Water from Manchhar lake reaches Indus Highway, threatens to cut off Dadu

SEHWAN:

The overflowing water from Pakistan’s largest freshwater lake has reached the Indus Highway between Sehwan and Dadu and the area will soon be cut off, said officials on Tuesday.

The embankments of the Manchhar Lake were given two more cuts on Monday as the single breach given on Sunday failed to reduce the water pressure.

The flood level at the lake, which is spread over 200 square kilometres, reportedly shot up to 126 reduced levels (RL) yesterday after which the irrigation authorities decided to break open the lake from a reduced distance (RD) 50 and 52. A day ago, the cut was given at RD14.

A fourth breach in the lake’s embankment was made today at Zero Point that may inundate many more areas including Bhan Sayedabad.
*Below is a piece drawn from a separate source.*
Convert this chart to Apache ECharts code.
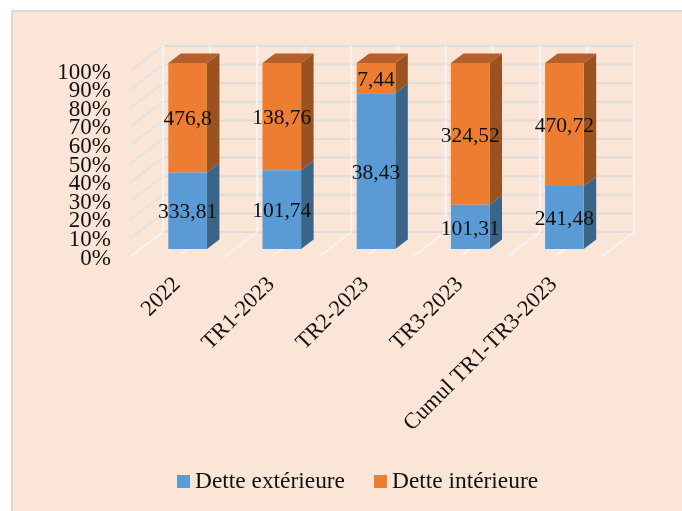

Three people were swept away by the gushing waters after the breach was made but were rescued by locals.

“We have widened the earlier breach at Manchar to reduce the rising water level,” provincial irrigation minister Jam Khan Shoro told Reuters on Monday.

Dozens of villages, situated near Zero Point of Manchhar Lake were inundated following the breach made by officials. The residents started evacuating their homes and carried whatever they could to save their possessions from flood waters.

“Till yesterday there was enormous pressure on the dikes of Johi and Mehar towns, but people are fighting it out by strengthening the dikes,” district official Murtaza Shah said, adding that 80% to 90% of townspeople had already fled.

Those who remain are attempting to strengthen existing dikes with machinery provided by district officials.

The waters have turned the nearby town of Johi into a virtual island, as a dike built by locals holds back the water.

Several families were reportedly stranded by the flood waters and there no rescue operations were undertaken. Residents claimed the government was not issuing proper guidance about the prevailing situation following the breaches made in the lake’s embankment.

Crops fields on either side of Indus Highway have also been inundated.

According to locals and officials from the irrigation department, Dadu would soon be cut off from Sehwan as the water from Manchhar lake is expected to inundate the region.

The rising waters have also inundated the nearby Sehwan airport, civil aviation authorities said.

“People are leaving their homes as the level of water coming from the lake going to rise,” said Zahid Hussain Memon of Bagh Yousuf Memon village, located near Sehwan city.

Already 100,000 people have been displaced from their homes in the effort to keep the lake from overflowing, an outcome that authorities fear could affect hundreds of thousands more.

The Indus Highway is already flooded near Khairpur Nathan Shah, making road travel to Larkana from Karachi, Hyderabad and Dadu near impossible.

With yet more rain expected in the coming month, the situation could worsen still further, a top official of the United Nations’ refugee agency (UNHCR) warned.

“We fear the situation could deteriorate,” said Indrika Ratwatte, the agency’s director for Asia and the Pacific, adding that Pakistan’s weather officials forecast more rains for the coming month.

“This will increase challenges for flood survivors, and likely worsen conditions for nearly half a million displaced people, forcing more to abandon their homes.”

The UNHCR is working with Pakistani authorities to step up humanitarian supplies if more people are displaced in the area, Ratwatte added, while the foreign ministry said three more UN relief flights arrived on Tuesday.

Manchhar breached to ease pressure

The spilling water from the lake entered and drowned five union councils (UCs), Jaffarabad, Talti, Channa, Aarazi and Bubak. Sindh Chief Minister Syed Murad Ali Shah’s village Wahar and Sehwan airport also became exposed to the flooding water.

On Saturday, Manchhar deluged Jhangara and Bajara rural towns, one of which is the birthplace of the chief minister’s late father, Syed Abdullah Shah, who also served as the chief executive of the province in the past.

 

According to the provincial government and the irrigation offices, the flood situation at Manchhar is expected to last for at least eight to 10 days. The lake’s water will be released to the Indus River in a higher quantity only after the reduction of the flood level in the river.